Describing a “fragmented” world in which geopolitical tensions are splintering supply chains and pushing countries to fight for themselves, he called for investment in “effective multilateral institutions.”

“They are more important than ever in this fragmented world,” he said. “And they will be only as effective as members want them to be.”


Quote of the day

Today we’re so much more than soup.

Campbell CEO Mark Clouse explains why Campbell Soup is dropping “Soup” from its name. Clouse said yesterday the move symbolizes the company’s shift to other packaged food such as jarred sauces like Rao’s and Goldfish snacks.

Charted

What’s in store for Couche-Tard?

That dive at the end represents the moment reports surfaced yesterday that U.S. antitrust regulators have told Seven & i that it may probe a potential deal in an early sign that a takeover by Quebec-based Alimentation Couche-Tard could face regulatory scrutiny.


Morning markets

Global markets were mixed ahead of key U.S. inflation data for August that could signal the size of the Federal Reserve’s expected interest rate cut next week.

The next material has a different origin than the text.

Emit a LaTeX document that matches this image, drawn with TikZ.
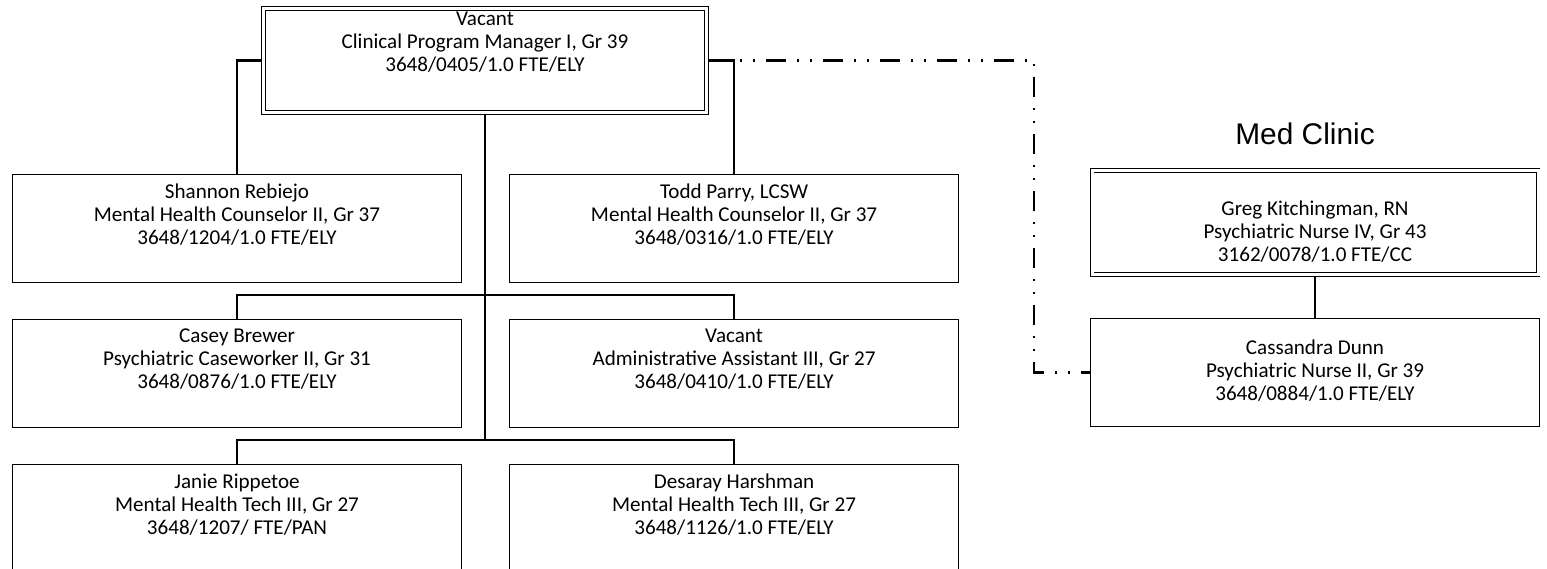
\documentclass[tikz,border=0pt]{standalone}
\usepackage{fontspec}
\setmainfont{Carlito}
\newfontfamily\titlefont{Liberation Sans}
\usetikzlibrary{positioning}

\begin{document}
\begin{tikzpicture}[
  every node/.style={font=\fontsize{12}{13.1}\selectfont},
  posbox/.style n args={3}{draw, line width=0.6pt, inner sep=0pt, anchor=north west,
    execute at begin node={\begin{minipage}[t][#2][t]{#1}\centering\vspace*{#3}},
    execute at end node={\end{minipage}}},
  staff/.style={posbox={8.98cm}{2.16cm}{0.18cm}},
  lowstaff/.style={posbox={8.98cm}{2.4cm}{0.18cm}},
  headbox/.style={double, double distance=0.06cm, line width=0.5pt, outer sep=0.05cm},
  link/.style={line width=1.2pt},
  mgmt/.style={line width=1.2pt, dash pattern=on 0.4cm off 0.22cm on 0.04cm off 0.22cm on 0.04cm off 0.22cm},
  title/.style={font=\titlefont\fontsize{17}{20}\selectfont, inner sep=0pt}
]
\useasboundingbox (0,0) rectangle (30.94,-11.38);

% Program
\node[posbox={8.86cm}{2.08cm}{0.07cm}, headbox] (cpm) at (5.22,-0.12)
  {Vacant\\Clinical Program Manager I, Gr 39\\3648/0405/1.0 FTE/ELY};
\node[staff] (shannon) at (0.24,-3.48)
  {Shannon Rebiejo\\Mental Health Counselor II, Gr 37\\3648/1204/1.0 FTE/ELY};
\node[staff, right=0.94cm of shannon] (todd)
  {Todd Parry, LCSW\\Mental Health Counselor II, Gr 37\\3648/0316/1.0 FTE/ELY};
\node[staff, below=0.72cm of shannon] (casey)
  {Casey Brewer\\Psychiatric Caseworker II, Gr 31\\3648/0876/1.0 FTE/ELY};
\node[staff, below=0.72cm of todd] (admin)
  {Vacant\\Administrative Assistant III, Gr 27\\3648/0410/1.0 FTE/ELY};
\node[lowstaff, anchor=north, below=0.72cm of casey] (janie)
  {Janie Rippetoe\\Mental Health Tech III, Gr 27\\3648/1207/ FTE/PAN};
\node[lowstaff, anchor=north, below=0.72cm of admin] (desaray)
  {Desaray Harshman\\Mental Health Tech III, Gr 27\\3648/1126/1.0 FTE/ELY};

% Med Clinic
\node[staff] (cassandra) at (21.8,-6.36)
  {\vspace*{0.25cm}Cassandra Dunn\\Psychiatric Nurse II, Gr 39\\3648/0884/1.0 FTE/ELY};
\node[posbox={8.92cm}{2.08cm}{0.6cm}, headbox, above=0.82cm of cassandra] (greg)
  {Greg Kitchingman, RN\\Psychiatric Nurse IV, Gr 43\\3162/0078/1.0 FTE/CC};
\node[title, above=0.46cm of greg, xshift=-0.2cm] (medclinic) {Med Clinic};

% Lines
\coordinate[below=0.24cm of shannon.south] (bus1);
\coordinate[below=0.24cm of casey.south] (bus2);
\coordinate[left=1.12cm of cassandra.west] (turn);

\draw[link] (cpm.west) -| (shannon.north);
\draw[link] (cpm.east) -| (todd.north);
\draw[link] (cpm.south) -- (cpm.south |- bus2);
\draw[link] (casey.north) |- (bus1) -| (admin.north);
\draw[link] (janie.north) |- (bus2) -| (desaray.north);
\draw[link] (greg.south) -- (cassandra.north);
\draw[mgmt] (cpm.east) -| (turn) -- (cassandra.west);

\end{tikzpicture}
\end{document}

Wall Street futures were in negative territory as investors weighed the impact of the heated presidential candidates debate last night between Kamala Harris and Donald Trump. TSX futures were flat.

Overseas, the pan-European STOXX 600 was up 0.38 per cent in morning trading. Britain’s FTSE 100 inched up 0.05 per cent, Germany’s DAX gained 0.41 per cent and France’s CAC 40 rose 0.3 per cent.

In Asia, Japan’s Nikkei closed 1.49 per cent lower, while Hong Kong’s Hang Seng slipped 0.73 per cent.

The Canadian dollar traded at 73.63 U.S. cents.